Nel documento conclusivo del briefing, che doveva tenersi nella giornata di oggi a Tripoli ma è stato rimandato all’ultimo dallo stesso governo di Serraj, segnale eloquente della tensione (anche verso i Paesi Ue) che si respira nella capitale libica, si ribadisce la volontà dei quattro Paesi e dell’Ue di promuovere un immediato cessate il fuoco fra le forze del Gna e l’esercito di Haftar. Stop alle azioni unilaterali, no all’aiuto militare dalla Turchia e alle interferenze esterne, sì all’embargo di armi Onu i punti focali evidenziati dai ministri degli Esteri.
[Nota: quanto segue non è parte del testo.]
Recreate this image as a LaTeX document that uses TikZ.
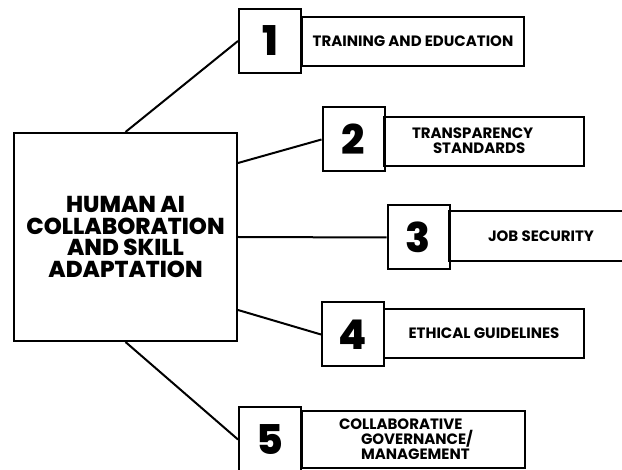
\documentclass[tikz,border=0pt]{standalone}
\usepackage{fontspec}
\setmainfont{Poppins}
\newfontfamily\heavyfont{Poppins ExtraBold}
\usetikzlibrary{positioning}

\begin{document}
\begin{tikzpicture}[x=1pt, y=-1pt, line width=2pt,
    mainbox/.style={draw, rectangle, minimum width=223pt, minimum height=208pt, inner sep=0pt,
      align=center, font=\heavyfont\fontsize{23}{21.5}\selectfont},
    numbox/.style={draw, rectangle, minimum width=62pt, minimum height=64pt, inner sep=0pt,
      font=\heavyfont\fontsize{41}{41}\selectfont},
    labelbox/.style={draw, rectangle, minimum height=49pt, inner sep=0pt},
    labeltext/.style={font=\bfseries\fontsize{15}{15}\selectfont, align=left, inner sep=0pt},
    link/.style={draw, line width=2pt}
  ]
  \useasboundingbox (0,0) rectangle (622,470);
  \fill[white] (0,0) rectangle (622,470);

  % Central topic
  \node[mainbox] (main) at (125.5,237) {HUMAN AI\\COLLABORATION\\AND SKILL\\ADAPTATION};

  % Item 1
  \node[labelbox, minimum width=222pt] (l1) at (413,41.5) {};
  \node[numbox] (n1) at (270,41) {1};
  \node[labeltext] (t1) at (l1.center) {TRAINING AND EDUCATION};

  % Item 2
  \node[labelbox, minimum width=200pt] (l2) at (484,141.5) {};
  \node[numbox] (n2) at (353.5,139.5) {2};
  \node[labeltext, anchor=west, font=\bfseries\fontsize{15}{15}\selectfont] (t2) at (411,141)
    {TRANSPARENCY\\\hspace*{21pt}STANDARDS};

  % Item 3
  \node[labelbox, minimum width=184pt, minimum height=50pt] (l3) at (541,236) {};
  \node[numbox] (n3) at (418.5,237.5) {3};
  \node[labeltext] (t3) at (l3.center) {JOB SECURITY};

  % Item 4
  \node[labelbox, minimum width=200pt] (l4) at (484,333.5) {};
  \node[numbox] (n4) at (353,334.5) {4};
  \node[labeltext] (t4) at (l4.center) {ETHICAL GUIDELINES};

  % Item 5
  \node[labelbox, minimum width=223pt, minimum height=57pt] (l5) at (413.5,439.5) {};
  \node[numbox] (n5) at (270,439.5) {5};
  \node[labeltext, anchor=west, font=\bfseries\fontsize{15}{12.8}\selectfont] (t5) at (338,439)
    {COLLABORATIVE\\\hspace*{22pt}GOVERNANCE/\\\hspace*{22pt}MANAGEMENT};

  % Connectors from the central box
  \coordinate (m2) at ([yshift=74pt]main.east);
  \coordinate (m4) at ([yshift=-73pt]main.east);
  \draw[link] (main.north) -- (n1.west);
  \draw[link] (m2) -- (n2.west);
  \draw[link] (main.east) -- (n3.west);
  \draw[link] (m4) -- (n4.west);
  \draw[link] (main.south) -- (n5.west);
\end{tikzpicture}
\end{document}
“Di fronte alla preoccupante recente escalation militare in Libia e anche in vista del Consiglio affari esteri in programma per venerdì 10 gennaio, ci siamo incontrati oggi a Bruxelles per riaffermare il nostro impegno a fermare immediatamente i combattimenti intorno a Tripoli e altrove e per discutere di come l’Unione europea possa ulteriormente contribuire alla mediazione delle Nazioni Unite e ad un rapido ritorno ai negoziati politici” si legge nel comunicato. Se una soluzione c’è non può essere militare, prosegue il documento firmato da Luigi Di Maio, Heiko Maas, Dominic Raab e Jean-Yves Le Drian. Le ostilità a Tripoli non fanno altro che favorire “l’instabilità in tutta la regione” e aggravare la “minaccia terrorismo”. “Come Italia – ha aggiunto a margine Di Maio, che questo mercoledì avrà modo di affrontare anche questo dossier incontrando al Cairo gli omologhi di Egitto, Francia, Grecia e Cipro – tuteliamo i nostri interessi quando chiediamo all’Ue di essere protagonista”.

Il messaggio politicamente più pregnante arriva direttamente da Borrell a margine dell’incontro. “Dobbiamo parlare con tutte le parti coinvolte, dobbiamo parlare con Serraj, capo del governo di accordo nazionale, e dobbiamo parlare con Khalifa Haftar”. È la conferma che l’Ue non vuole prendere posizione contro i bombardamenti e l’avanzata militare del Feldmaresciallo sul governo riconosciuto dalla comunità internazionale.

L’occhiolino al generale della Cirenaica è un occhiolino anche a chi lo sostiene. In Europa su tutti spicca Emmanuel Macron. Il presidente francese non ha mai cessato in questi mesi di dare il supporto dell’Eliseo ad Haftar (politico, ma anche strategico tramite l’invio di militari di élite e unità dei servizi esteri del Dgsi) in asse con l’Egitto di Abel Fattah Al Sisi e con gli Emirati Arabi Uniti che sostengono (anche militarmente) le truppe del generale.

Un altro assist all’ex generale di Muhammar Gheddafi arriva con la condanna tout court della spedizione militare turca a Tripoli in difesa delle forze di Serraj e delle milizie a Misurata, sempre più in difficoltà di fronte all’avanzata di Haftar. “La decisione della Turchia di intervenire è qualcosa che respingiamo e che accresce le nostre preoccupazioni sulla situazione” si legge nel comunicato della riunione Ue.

Il governo turco ha inviato a Tripoli 10mila soldati in aiuto del Gna per respingere l’assedio di Haftar. Il generale ha dunque premuto per accelerare l’avanzata sulla capitale muovendo i suoi uomini via terra e via mare. Secondo quanto dichiarato a Bengasi dal portavoce dell’Esercito di liberazione nazionale (Lna) Ahmed al Mismari le forze di Haftar avrebbero preso questo martedì in meno di tre ore “il pieno controllo della città” e sarebbero pronte a marciare su Misurata.

Di fronte a questa escalation l’Ue non si spinge oltre una condanna delle interferenze di Paesi esteri che stanno “alimentando la crisi”: “quanto più le parti in conflitto in Libia fanno affidamento sull’assistenza militare straniera, tanto più esse danno agli attori esterni un’indebita influenza sulle decisioni sovrane libiche, a scapito degli interessi nazionali del Paese e della stabilità regionale”.

Sulle mosse turche si diraderanno le nubi di incertezza domani a Istanbul, quando il presidente russo Vladimir Putin, dopo aver incontrato a Damasco Bashar al Assad, avrà un faccia a faccia con Erdogan che con le tensioni in Medio Oriente porrà al centro il dossier libico.